In what the U.S. military believed was the gulf war's largest ground shelling to date by allied forces, U.S. Marines pounded Iraqi positions with artillery fire lobbed 6 miles into Kuwait.
Two Marine batteries, using 155mm 8-inch self-propelled Howitzers, unloaded both white phosphorous, which burns on impact, and bomblets known as "Bouncing Bettys," which destroy both equipment and personnel.The attack occurred Sunday night and early Monday, and U.S. military censors approved a news media pool report describing it late Monday.
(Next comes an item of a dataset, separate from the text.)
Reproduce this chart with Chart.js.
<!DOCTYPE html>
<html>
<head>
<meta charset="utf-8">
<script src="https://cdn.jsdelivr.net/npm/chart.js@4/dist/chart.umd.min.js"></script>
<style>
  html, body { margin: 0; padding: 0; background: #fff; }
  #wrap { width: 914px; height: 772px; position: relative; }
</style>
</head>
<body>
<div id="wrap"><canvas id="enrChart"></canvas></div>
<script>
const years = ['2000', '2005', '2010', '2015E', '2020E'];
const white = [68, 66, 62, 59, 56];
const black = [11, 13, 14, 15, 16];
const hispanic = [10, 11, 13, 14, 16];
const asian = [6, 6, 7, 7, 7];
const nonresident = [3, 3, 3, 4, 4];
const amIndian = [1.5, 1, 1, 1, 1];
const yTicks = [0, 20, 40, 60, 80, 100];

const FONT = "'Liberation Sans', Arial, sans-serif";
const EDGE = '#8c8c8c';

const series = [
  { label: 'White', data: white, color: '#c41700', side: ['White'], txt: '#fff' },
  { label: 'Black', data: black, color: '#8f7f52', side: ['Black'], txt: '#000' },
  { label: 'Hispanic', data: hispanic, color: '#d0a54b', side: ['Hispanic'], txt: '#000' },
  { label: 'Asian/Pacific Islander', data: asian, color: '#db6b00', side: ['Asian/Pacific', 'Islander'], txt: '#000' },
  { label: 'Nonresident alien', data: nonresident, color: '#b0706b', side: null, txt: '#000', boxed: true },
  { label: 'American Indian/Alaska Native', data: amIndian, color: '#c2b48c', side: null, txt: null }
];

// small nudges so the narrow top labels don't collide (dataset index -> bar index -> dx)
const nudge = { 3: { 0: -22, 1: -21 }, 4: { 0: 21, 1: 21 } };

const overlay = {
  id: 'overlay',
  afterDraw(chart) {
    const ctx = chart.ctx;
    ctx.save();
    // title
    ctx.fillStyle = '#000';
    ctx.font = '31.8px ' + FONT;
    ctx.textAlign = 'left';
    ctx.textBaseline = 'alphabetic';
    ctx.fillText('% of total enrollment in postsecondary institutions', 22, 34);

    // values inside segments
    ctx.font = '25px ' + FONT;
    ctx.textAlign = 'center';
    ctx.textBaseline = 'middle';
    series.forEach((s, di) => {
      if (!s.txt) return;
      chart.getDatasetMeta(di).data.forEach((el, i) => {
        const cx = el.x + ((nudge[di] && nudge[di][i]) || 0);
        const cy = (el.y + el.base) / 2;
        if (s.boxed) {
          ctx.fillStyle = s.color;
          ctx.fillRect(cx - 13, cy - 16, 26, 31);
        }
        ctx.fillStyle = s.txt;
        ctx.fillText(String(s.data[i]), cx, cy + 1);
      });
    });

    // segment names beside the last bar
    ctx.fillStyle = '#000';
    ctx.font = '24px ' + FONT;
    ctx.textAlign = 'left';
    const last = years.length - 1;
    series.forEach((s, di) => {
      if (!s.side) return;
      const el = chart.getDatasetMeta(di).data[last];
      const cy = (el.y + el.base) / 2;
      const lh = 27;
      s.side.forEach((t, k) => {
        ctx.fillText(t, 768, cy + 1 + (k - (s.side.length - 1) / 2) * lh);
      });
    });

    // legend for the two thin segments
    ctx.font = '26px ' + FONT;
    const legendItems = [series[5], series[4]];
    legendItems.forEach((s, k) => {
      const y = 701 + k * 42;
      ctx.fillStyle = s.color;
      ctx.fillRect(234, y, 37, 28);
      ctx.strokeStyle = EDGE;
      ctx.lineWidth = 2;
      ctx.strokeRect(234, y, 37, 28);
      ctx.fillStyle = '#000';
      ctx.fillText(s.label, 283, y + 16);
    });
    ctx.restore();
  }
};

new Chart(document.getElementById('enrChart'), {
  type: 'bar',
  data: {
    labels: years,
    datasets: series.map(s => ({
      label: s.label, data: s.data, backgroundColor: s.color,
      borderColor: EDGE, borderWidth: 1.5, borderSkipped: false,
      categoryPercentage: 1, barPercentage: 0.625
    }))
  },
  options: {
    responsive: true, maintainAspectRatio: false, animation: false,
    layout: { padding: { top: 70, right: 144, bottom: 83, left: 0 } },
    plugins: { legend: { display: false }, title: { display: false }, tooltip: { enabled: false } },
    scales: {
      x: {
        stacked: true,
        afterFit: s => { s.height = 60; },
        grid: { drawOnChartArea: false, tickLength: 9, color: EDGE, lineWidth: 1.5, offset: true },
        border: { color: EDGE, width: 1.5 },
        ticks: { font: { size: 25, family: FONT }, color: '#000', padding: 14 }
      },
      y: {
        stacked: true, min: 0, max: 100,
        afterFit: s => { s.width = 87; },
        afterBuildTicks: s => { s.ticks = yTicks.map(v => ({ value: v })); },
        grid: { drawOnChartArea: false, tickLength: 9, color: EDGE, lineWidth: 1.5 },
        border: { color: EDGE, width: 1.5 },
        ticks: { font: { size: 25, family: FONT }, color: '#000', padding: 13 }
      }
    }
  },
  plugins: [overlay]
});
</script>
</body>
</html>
Troops on the ground belonging to the 2nd Marines Division were guided to their targets by OV-10 observation planes and helped by A-6 and Harrier jets that jammed enemy radar and provided other ground support.
Although the ground troops were unable to see their targets, they said the bright orange flashes that lit the skyline afterward indicated secondary explosons signaling successful hits.
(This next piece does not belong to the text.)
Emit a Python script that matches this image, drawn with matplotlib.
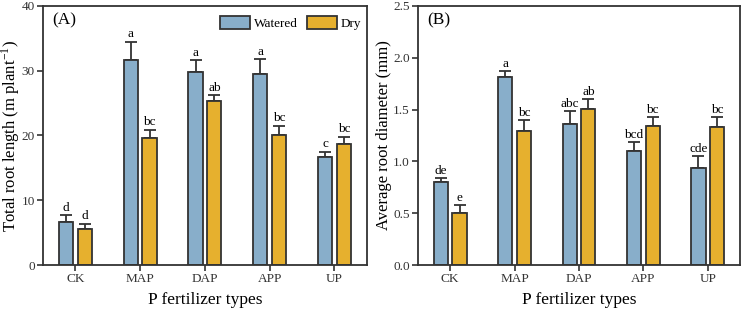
import numpy as np
import matplotlib.pyplot as plt

plt.rcParams['font.family'] = ['Liberation Serif', 'DejaVu Serif']
plt.rcParams['mathtext.fontset'] = 'stix'

types = ['CK', 'MAP', 'DAP', 'APP', 'UP']

# (A) total root length
len_w = [6.7, 31.7, 29.8, 29.5, 16.7]
len_w_err = [1.0, 2.8, 1.8, 2.3, 0.8]
len_d = [5.6, 19.6, 25.3, 20.1, 18.7]
len_d_err = [0.8, 1.3, 0.9, 1.4, 1.1]
len_w_lab = ['d', 'a', 'a', 'a', 'c']
len_d_lab = ['d', 'bc', 'ab', 'bc', 'bc']

# (B) average root diameter
dia_w = [0.80, 1.81, 1.365, 1.10, 0.935]
dia_w_err = [0.04, 0.06, 0.125, 0.09, 0.12]
dia_d = [0.50, 1.29, 1.51, 1.345, 1.335]
dia_d_err = [0.075, 0.11, 0.09, 0.085, 0.09]
dia_w_lab = ['de', 'a', 'abc', 'bcd', 'cde']
dia_d_lab = ['e', 'bc', 'ab', 'bc', 'bc']

c_w = '#88AECA'
c_d = '#E6B02E'
edge = '#333333'

fig = plt.figure(figsize=(7.47, 3.09), dpi=100)
axA = fig.add_axes([0.0576, 0.142, 0.4335, 0.839])
axB = fig.add_axes([0.5596, 0.142, 0.431, 0.839])

x = np.arange(len(types))
w = 0.22
off = 0.145


def panel(ax, vw, ew, vd, ed, lw_, ld_, ymax, step, pad, ylabel, tag, lab_x):
    ax.bar(x - off, vw, w, color=c_w, edgecolor=edge, linewidth=1.3, label='Watered', zorder=2)
    ax.bar(x + off, vd, w, color=c_d, edgecolor=edge, linewidth=1.3, label='Dry', zorder=2)
    ax.errorbar(x - off, vw, yerr=[np.zeros(5), ew], fmt='none', ecolor=edge,
                elinewidth=1.3, capsize=4, capthick=1.3, zorder=1)
    ax.errorbar(x + off, vd, yerr=[np.zeros(5), ed], fmt='none', ecolor=edge,
                elinewidth=1.3, capsize=4, capthick=1.3, zorder=1)
    for i in range(5):
        ax.text(x[i] - off, vw[i] + ew[i] + pad, lw_[i], ha='center', va='bottom', fontsize=9.5)
        ax.text(x[i] + off, vd[i] + ed[i] + pad, ld_[i], ha='center', va='bottom', fontsize=9.5)
    ax.set_xlim(-0.5, 4.5)
    ax.set_ylim(0, ymax)
    ax.set_yticks(np.arange(0, ymax + step / 2, step))
    ax.set_xticks(x)
    ax.set_xticklabels(types)
    ax.tick_params(direction='out', labelsize=9.5, length=4, width=1.2, colors='#333333', pad=2)
    for s in ax.spines.values():
        s.set_linewidth(1.3)
        s.set_color('#333333')
    ax.set_xlabel('P fertilizer types', fontsize=12.5, labelpad=5)
    ax.set_ylabel(ylabel, fontsize=12)
    ax.yaxis.set_label_coords(lab_x, 0.5)
    ax.text(0.03, 0.975, tag, transform=ax.transAxes, ha='left', va='top', fontsize=12.5)


panel(axA, len_w, len_w_err, len_d, len_d_err, len_w_lab, len_d_lab, 40, 10, 0.2,
      'Total root length (m plant$^{\\mathregular{-1}}$)', '(A)', -0.066)
axA.yaxis.set_major_formatter(plt.FormatStrFormatter('%d'))
panel(axB, dia_w, dia_w_err, dia_d, dia_d_err, dia_w_lab, dia_d_lab, 2.5, 0.5, 0.01,
      'Average root diameter (mm)', '(B)', -0.08)
axB.yaxis.set_major_formatter(plt.FormatStrFormatter('%.1f'))

axA.legend(loc='upper right', frameon=False, fontsize=9.5, ncol=2, handlelength=2.3,
           handleheight=1.1, columnspacing=0.7, handletextpad=0.25,
           bbox_to_anchor=(1.01, 0.995), borderaxespad=0.3)

fig.savefig('out.png', dpi=100)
Eight-man Howitzer crews fired their first salvos in unison through their 20-foot barrels just before midnight, then scrambled to launch their remaining shells as quickly as possible.
The attack, the first by the 2nd Marines Division and believed to be the largest so far by allied forces, was completed within 10 minutes, and the crews quickly drove from the area.
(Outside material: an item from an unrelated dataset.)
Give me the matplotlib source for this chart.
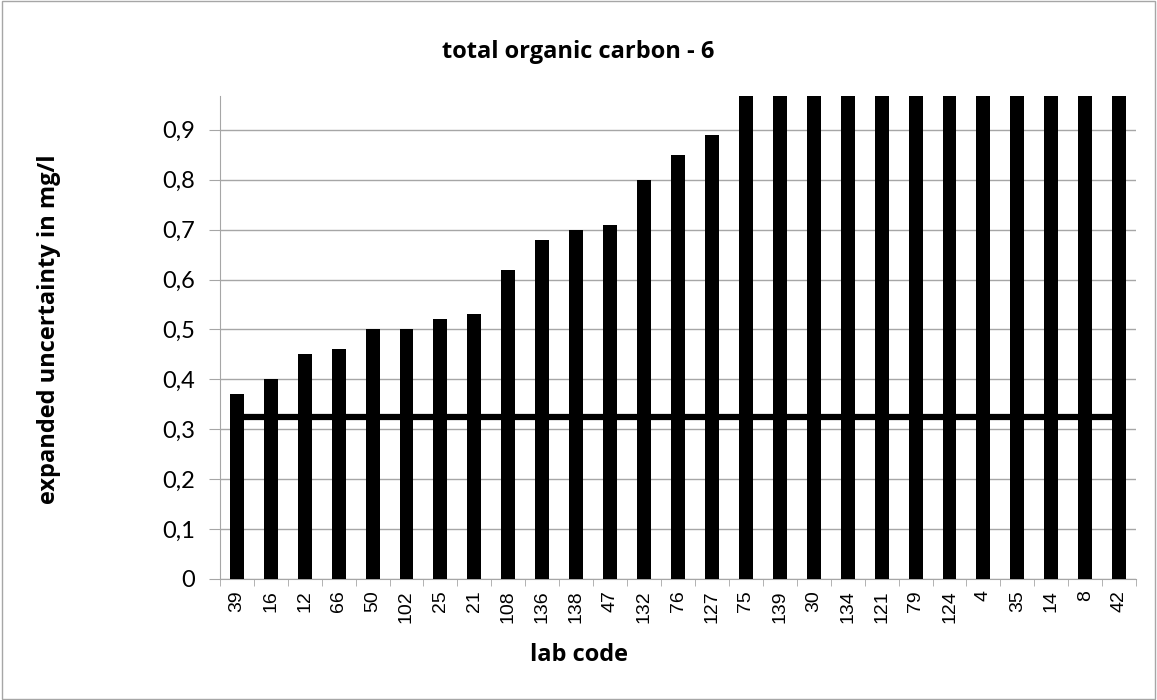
import matplotlib.pyplot as plt
from matplotlib.patches import Rectangle
from matplotlib.ticker import FuncFormatter

labs = ['39', '16', '12', '66', '50', '102', '25', '21', '108', '136', '138', '47', '132', '76',
        '127', '75', '139', '30', '134', '121', '79', '124', '4', '35', '14', '8', '42']
uncert = [0.37, 0.40, 0.45, 0.46, 0.50, 0.50, 0.52, 0.53, 0.62, 0.68, 0.70, 0.71, 0.80, 0.85,
          0.89, 1.0, 1.05, 1.1, 1.2, 1.25, 1.3, 1.4, 1.5, 1.6, 1.8, 2.0, 2.5]
limit = 0.325

fig = plt.figure(figsize=(11.57, 7), dpi=100)
ax = fig.add_axes([0.190, 0.173, 0.792, 0.690])

x = list(range(len(labs)))
ax.plot([x[0], x[-1]], [limit, limit], color='black', lw=4.5, zorder=2)
ax.bar(x, uncert, width=0.41, color='black', zorder=3)

ax.set_xlim(-0.5, len(labs) - 0.5)
ax.set_ylim(0, 0.968)
ax.set_yticks([i / 10 for i in range(10)])
ax.yaxis.set_major_formatter(FuncFormatter(lambda v, p: '0' if v == 0 else f'{v:.1f}'.replace('.', ',')))
ax.grid(axis='y', color='#a6a6a6', lw=1, zorder=0)
ax.set_axisbelow(True)

ax.set_xticks(x)
ax.set_xticklabels(labs, rotation=90, family='Liberation Sans', fontsize=14, va='top')
ax.set_xticks([i + 0.5 for i in range(-1, len(labs))], minor=True)
ax.tick_params(axis='x', which='major', length=0, pad=8)
ax.tick_params(axis='x', which='minor', length=5, color='#a6a6a6')
ax.tick_params(axis='y', length=8, color='#a6a6a6', labelsize=17, pad=10)
for t in ax.get_yticklabels():
    t.set_family('Lato')

for s in ['top', 'right']:
    ax.spines[s].set_visible(False)
for s in ['left', 'bottom']:
    ax.spines[s].set_color('#a6a6a6')

fig.text(0.5, 0.925, 'total organic carbon - 6', ha='center', va='center',
         fontsize=17, fontweight='bold', family='Open Sans')
fig.text(0.5, 0.064, 'lab code', ha='center', va='center',
         fontsize=17, fontweight='bold', family='Open Sans')
fig.text(0.042, 0.53, 'expanded uncertainty in mg/l', ha='center', va='center', rotation=90,
         fontsize=17, fontweight='bold', family='Open Sans')

fig.patches.append(Rectangle((0.002, 0.002), 0.996, 0.996, transform=fig.transFigure,
                             fill=False, edgecolor='#a6a6a6', lw=1))

fig.savefig('out.png', dpi=100)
Retaliation from the Iraqis was expected but never received.
An artillery battery attached to the 1st Marines Division had struck Iraqi forces Friday night. That attack was successful, but three Marines involved in it died in a crash of military vehicles.
The Bouncing Bettys, released from a 240-pound shell, hit the ground and bounce upward 4 feet before exploding in a vicious rain of shrapnel that kills virtually anything within 75 yards.